The surgeons at MUSC Health were some of the first in the country to perform endoscopic skull base surgery. These cases represent close collaborations between our neurosurgeons and our rhinologists (sinus surgeons). Endoscopic approaches have demonstrated quicker recover with fewer complications than traditional “open” approaches through incisions while still achieving similar success rates for treatment of tumors. These cases are typically started by the rhinologist who opens the sinus cavities widely. The portion of tumor at the skull base is then removed by having our neurosurgeon work through one nostril, while the rhinologist works through the other. This “two surgeon” approach provides the advantage of having two brains and four hands working on each case. Our team has written over 40 articles describing surgical techniques and results using endoscopic, minimally invasive approaches to skull base problems. These cases can be broken up into a variety of types.
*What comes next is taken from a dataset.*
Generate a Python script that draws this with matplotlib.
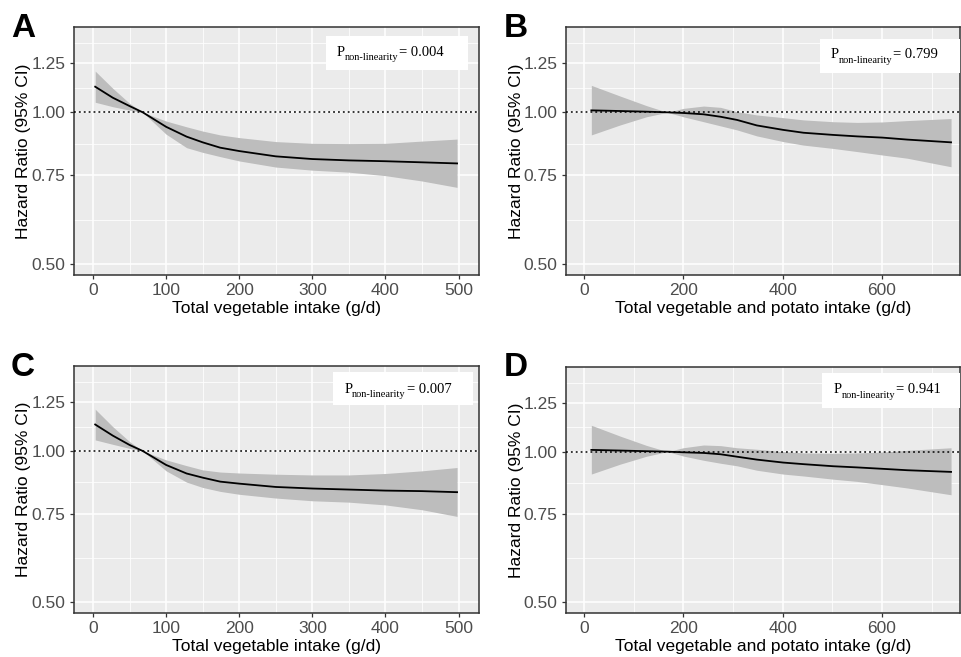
import matplotlib
matplotlib.use('Agg')
import matplotlib.pyplot as plt
from matplotlib.patches import Rectangle
from matplotlib.ticker import FixedLocator, FixedFormatter, NullFormatter

plt.rcParams['font.family'] = ['Liberation Sans', 'DejaVu Sans']

# x positions (g/d) where the curves were read
veg_x = [3, 27, 50, 68, 100, 128, 150, 174, 200, 250, 300, 350, 400, 450, 498]
potato_x = [15, 73, 126, 168, 200, 241, 275, 308, 348, 401, 442, 502, 550, 601, 651, 739]

# panel A
hr_a = [1.124, 1.069, 1.029, 1.0, 0.936, 0.895, 0.872, 0.851, 0.838, 0.818, 0.808, 0.803, 0.800, 0.796, 0.792]
hi_a = [1.207, 1.116, 1.042, 1.0, 0.961, 0.936, 0.918, 0.902, 0.891, 0.875, 0.868, 0.867, 0.868, 0.877, 0.885]
lo_a = [1.047, 1.026, 1.010, 1.0, 0.905, 0.851, 0.833, 0.817, 0.801, 0.779, 0.768, 0.761, 0.749, 0.731, 0.710]

# panel B
hr_b = [1.009, 1.006, 1.003, 1.0, 0.997, 0.991, 0.980, 0.966, 0.942, 0.923, 0.911, 0.902, 0.896, 0.891, 0.883, 0.872]
hi_b = [1.131, 1.077, 1.031, 1.0, 1.018, 1.029, 1.023, 1.003, 0.988, 0.976, 0.966, 0.958, 0.955, 0.957, 0.963, 0.972]
lo_b = [0.902, 0.944, 0.980, 1.0, 0.980, 0.958, 0.940, 0.923, 0.898, 0.875, 0.861, 0.848, 0.836, 0.823, 0.811, 0.780]

# panel C
hr_c = [1.129, 1.073, 1.028, 1.0, 0.938, 0.902, 0.885, 0.869, 0.861, 0.848, 0.842, 0.838, 0.834, 0.832, 0.828]
hi_c = [1.211, 1.118, 1.044, 1.0, 0.960, 0.935, 0.917, 0.908, 0.904, 0.899, 0.896, 0.896, 0.902, 0.913, 0.927]
lo_c = [1.052, 1.031, 1.012, 1.0, 0.913, 0.867, 0.846, 0.831, 0.820, 0.806, 0.796, 0.791, 0.781, 0.764, 0.741]

# panel D
hr_d = [1.008, 1.005, 1.002, 1.0, 0.997, 0.994, 0.988, 0.977, 0.964, 0.951, 0.944, 0.935, 0.930, 0.924, 0.918, 0.911]
hi_d = [1.129, 1.074, 1.029, 1.0, 1.018, 1.031, 1.028, 1.018, 1.011, 1.0, 0.994, 0.992, 0.994, 0.998, 1.006, 1.018]
lo_d = [0.902, 0.944, 0.979, 1.0, 0.980, 0.961, 0.948, 0.937, 0.918, 0.902, 0.894, 0.881, 0.872, 0.859, 0.846, 0.820]

y_ticks = [0.50, 0.75, 1.00, 1.25]
y_minor = [0.612, 0.866, 1.118, 1.369]
veg_ticks = [0, 100, 200, 300, 400, 500]
veg_minor = [50, 150, 250, 350, 450]
potato_ticks = [0, 200, 400, 600]
potato_minor = [100, 300, 500, 700]

p_values = ['0.004', '0.799', '0.007', '0.941']
letters = ['A', 'B', 'C', 'D']

W, H = 961, 657
fig = plt.figure(figsize=(W / 100, H / 100), dpi=100)


def px_axes(left, right, top, bottom):
    return fig.add_axes([left / W, 1 - bottom / H, (right - left) / W, (bottom - top) / H])


def draw_panel(ax, x, hr, lo, hi, xlim, ticks, minor, xlabel, pval, box, ppos):
    ax.set_facecolor('#EBEBEB')
    ax.set_yscale('log')
    ax.set_ylim(0.476, 1.476)
    ax.set_xlim(*xlim)
    ax.yaxis.set_major_locator(FixedLocator(y_ticks))
    ax.yaxis.set_major_formatter(FixedFormatter(['%.2f' % v for v in y_ticks]))
    ax.yaxis.set_minor_locator(FixedLocator(y_minor))
    ax.yaxis.set_minor_formatter(NullFormatter())
    ax.xaxis.set_major_locator(FixedLocator(ticks))
    ax.xaxis.set_minor_locator(FixedLocator(minor))
    ax.grid(which='major', color='white', linewidth=1.1)
    ax.grid(which='minor', color='white', linewidth=0.55)
    ax.set_axisbelow(True)
    ax.tick_params(which='major', length=3, width=0.9, color='#333333',
                   labelsize=12.5, labelcolor='#4D4D4D', pad=3)
    ax.tick_params(which='minor', length=0)
    for s in ax.spines.values():
        s.set_color('#333333')
        s.set_linewidth(1.1)

    ax.fill_between(x, lo, hi, color='#BDBDBD', linewidth=0, zorder=2)
    ax.plot(x, hr, color='black', linewidth=1.3, zorder=3)
    ax.axhline(1.0, color='black', linestyle=(0, (1.2, 2)), linewidth=1.1, zorder=4)

    ax.set_ylabel('Hazard Ratio (95% CI)', fontsize=12.5)
    ax.yaxis.set_label_coords(-0.107, 0.5)
    ax.set_xlabel(xlabel, fontsize=12.5)
    ax.xaxis.set_label_coords(0.5, -0.105)

    ax.add_patch(Rectangle((box[0], box[1]), box[2] - box[0], box[3] - box[1],
                           transform=ax.transAxes, facecolor='white',
                           edgecolor='none', zorder=5, clip_on=False))
    t1 = ax.text(ppos[0], ppos[1], 'P', transform=ax.transAxes, fontsize=10.5,
                 family='Liberation Serif', va='baseline', zorder=6)
    t2 = ax.annotate('non-linearity', xy=(1, 0), xycoords=t1, xytext=(0, -2.5),
                     textcoords='offset points', fontsize=7.5,
                     family='Liberation Serif', va='bottom', zorder=6)
    ax.annotate('= ' + pval, xy=(1, 0), xycoords=(t2, t1), xytext=(0.5, 0),
                textcoords='offset points', fontsize=10.5,
                family='Liberation Serif', va='bottom', zorder=6)


ax_a = px_axes(74, 479, 27, 275)
ax_b = px_axes(566, 960, 27, 275)
ax_c = px_axes(74, 479, 366, 613)
ax_d = px_axes(566, 960, 367, 613)

draw_panel(ax_a, veg_x, hr_a, lo_a, hi_a, (-26, 528), veg_ticks, veg_minor,
           'Total vegetable intake (g/d)', p_values[0],
           (0.622, 0.827, 0.973, 0.964), (0.649, 0.883))
draw_panel(ax_b, potato_x, hr_b, lo_b, hi_b, (-36, 757), potato_ticks, potato_minor,
           'Total vegetable and potato intake (g/d)', p_values[1],
           (0.645, 0.815, 1.0, 0.952), (0.672, 0.874))
draw_panel(ax_c, veg_x, hr_c, lo_c, hi_c, (-26, 528), veg_ticks, veg_minor,
           'Total vegetable intake (g/d)', p_values[2],
           (0.639, 0.842, 0.985, 0.976), (0.667, 0.892))
draw_panel(ax_d, potato_x, hr_d, lo_d, hi_d, (-36, 757), potato_ticks, potato_minor,
           'Total vegetable and potato intake (g/d)', p_values[3],
           (0.650, 0.833, 1.0, 0.976), (0.679, 0.893))

# panel letters
for letter, (lx, ly) in zip(letters, [(11, 37), (504, 37), (11, 376), (504, 376)]):
    fig.text(lx / W, 1 - ly / H, letter, fontsize=24, fontweight='bold', va='baseline')

fig.savefig('out.png', dpi=100)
When there is a defect in the bone of the skull base and dura, then cerebrospinal fluid (CSF) can leak into the nose. If the lining of the brain or a small portion of the brain herniates into nose, this is called an encephalocele. These conditions increase the risk of meningitis or other infections of the brain. These leaks can occur spontaneously, after trauma or prior surgery or in rare cases can be congenital. Endoscopic repair is successful in reducing this risk of meningitis and most leaks can be repaired without any incisions. Our group has published over 25 articles on techniques for treating CSF leaks and is one of the leading centers in the US for these conditions.
The most common soft tissue tumor in the sinuses is inverted papilloma. Other benign tumors include juvenile nasopharyngeal angiofibroma (JNA), schwannoma, hemangioma, adenoma or squamous papilloma. Benign bony tumors are often osteomas or ossifying fibromas. These benign tumors can usually be removed endoscopically. Extensive tumors may require an incision along the brow, but this is uncommon.
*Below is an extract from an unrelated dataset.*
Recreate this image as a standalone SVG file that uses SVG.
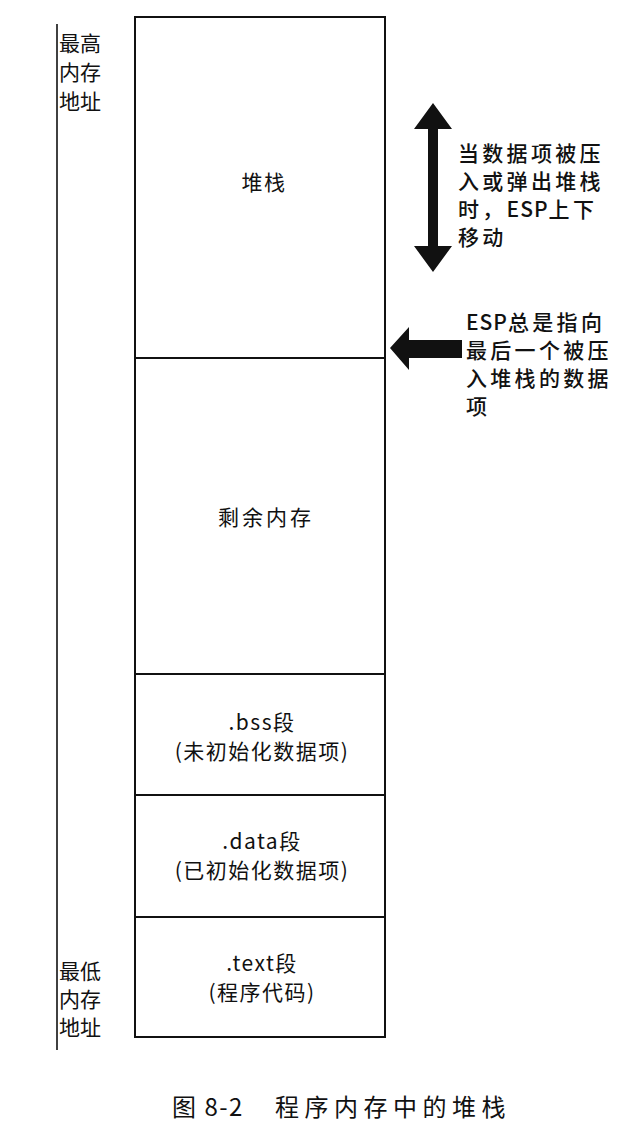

Malignant sinus tumors are fortunately quite rare. There are a wide spectrum including esthesioneuroblastoma (olfactory neuroblastoma), squamous cell carcinoma, adenocarcinoma, adenoid cystic carcinoma, melanoma, nasopharyngeal carcinoma and neuroendocrine tumors. Treatment for these tumors usually begins with aggressive surgical resection. This can often be done endoscopically. Postoperative treatment may involve radiation therapy or chemotherapy, depending upon the extent of the tumor.
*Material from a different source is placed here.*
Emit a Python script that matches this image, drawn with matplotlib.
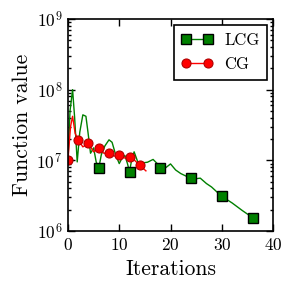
import numpy as np
import matplotlib
matplotlib.use("Agg")
import matplotlib.pyplot as plt

plt.rcParams["font.family"] = "serif"
plt.rcParams["font.serif"] = ["cmr10", "DejaVu Serif"]
plt.rcParams["mathtext.fontset"] = "cm"
plt.rcParams["axes.formatter.use_mathtext"] = True

# LCG: function value along the iterations (markers at whole iterations)
lcg_iter = [0, 0.4, 0.9, 1.3, 1.8, 2.3, 2.9, 3.5, 3.9, 4.4, 5.0, 5.5, 6.0,
            6.5, 7.2, 8.0, 8.6, 9.3, 10.0, 10.6, 11.1, 11.6, 12.0,
            12.4, 12.9, 13.7, 14.5, 15.5, 16.6, 17.4, 18.0,
            19.0, 20.0, 21.0, 22.0, 23.0, 24.0, 25.0, 25.8, 27.0, 28.0, 29.0, 30.0,
            32.0, 34.0, 36.0]
lcg_val = [1.0e7, 5.0e7, 1.0e8, 4.0e7, 9.5e6, 2.5e7, 4.4e7, 4.2e7, 2.5e7, 1.26e7, 1.5e7, 9.5e6, 7.7e6,
           1.2e7, 1.6e7, 1.95e7, 1.8e7, 1.2e7, 9.0e6, 1.1e7, 1.17e7, 9.0e6, 6.9e6,
           1.0e7, 1.32e7, 9.1e6, 9.2e6, 9.4e6, 1.03e7, 9.0e6, 7.7e6,
           7.8e6, 8.9e6, 7.3e6, 6.5e6, 6.0e6, 5.6e6, 5.5e6, 5.6e6, 4.7e6, 4.2e6, 3.6e6, 3.1e6,
           2.5e6, 1.95e6, 1.55e6]
lcg_marks = [6, 12, 18, 24, 30, 36]

# CG
cg_iter = [0, 0.5, 0.9, 1.4, 2.0, 2.9, 4.0, 5.0, 6.0, 7.0, 8.0, 9.0, 10.0,
           11.0, 12.0, 13.0, 14.0, 15.2]
cg_val = [1.01e7, 3.0e7, 4.2e7, 2.4e7, 1.95e7, 1.55e7, 1.74e7, 1.32e7, 1.48e7, 1.26e7,
          1.28e7, 1.15e7, 1.19e7, 1.08e7, 1.12e7, 1.0e7, 8.5e6, 7.1e6]
cg_marks = [0, 2, 4, 6, 8, 10, 12, 14]

fig = plt.figure(figsize=(2.93, 2.91), dpi=100)
ax = fig.add_axes([0.232, 0.206, 0.700, 0.729])

ax.plot(lcg_iter, lcg_val, "-", color="green", lw=1.0, marker="s", ms=6.5,
        mfc="green", mec="black", mew=1.0,
        markevery=[lcg_iter.index(m) for m in lcg_marks], label="LCG")
ax.plot(cg_iter, cg_val, "-", color="red", lw=1.0, marker="o", ms=6.5,
        mfc="red", mec="#b00000", mew=0.8,
        markevery=[cg_iter.index(m) for m in cg_marks], label="CG")

ax.set_yscale("log")
ax.set_xlim(0, 40)
ax.set_ylim(1e6, 1e9)
ax.set_xticks([0, 10, 20, 30, 40])
for sp in ax.spines.values():
    sp.set_linewidth(1.2)
ax.tick_params(which="both", direction="in", top=True, right=True, labelsize=12.5, width=1.0)
ax.tick_params(which="major", length=5, pad=4)
ax.tick_params(which="minor", length=2.5)
ax.set_xlabel("Iterations", fontsize=15.5, labelpad=5)
ax.set_ylabel("Function value", fontsize=15.5, labelpad=3)

leg = ax.legend(loc="upper right", fontsize=12, numpoints=2, fancybox=False,
                edgecolor="black", framealpha=1, handlelength=1.9, handletextpad=0.7,
                borderaxespad=0.35, borderpad=0.45, labelspacing=0.55)
leg.get_frame().set_linewidth(1.2)

fig.savefig("out.png", dpi=100)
Most pituitary tumors are benign and are removed when they become large enough to impair vision, cause headaches or affect nearby structures. The endoscopic approach provides superior visualization and outcomes are equivalent or better than older approaches using microscopic techniques. Other tumors secrete hormones and may need to be removed if medical treatments fail. We work closely with our endocrinologists in the medical management of these pituitary tumors. Other lesions in the region of the pituitary gland include craniopharyngiomas and Rathke’s cysts and these can also be treated endoscopically.
Other skull base tumors that can be removed endoscopically include meningiomas, chordomas, chondrosarcomas and cholesterol granulomas. Open approaches to these challenging areas often require brain retraction or operating through otherwise normal structures. The endoscopic trans-nasal approach permits surgeons to reach these critical areas with minimal disruption of the brain and other vital structures.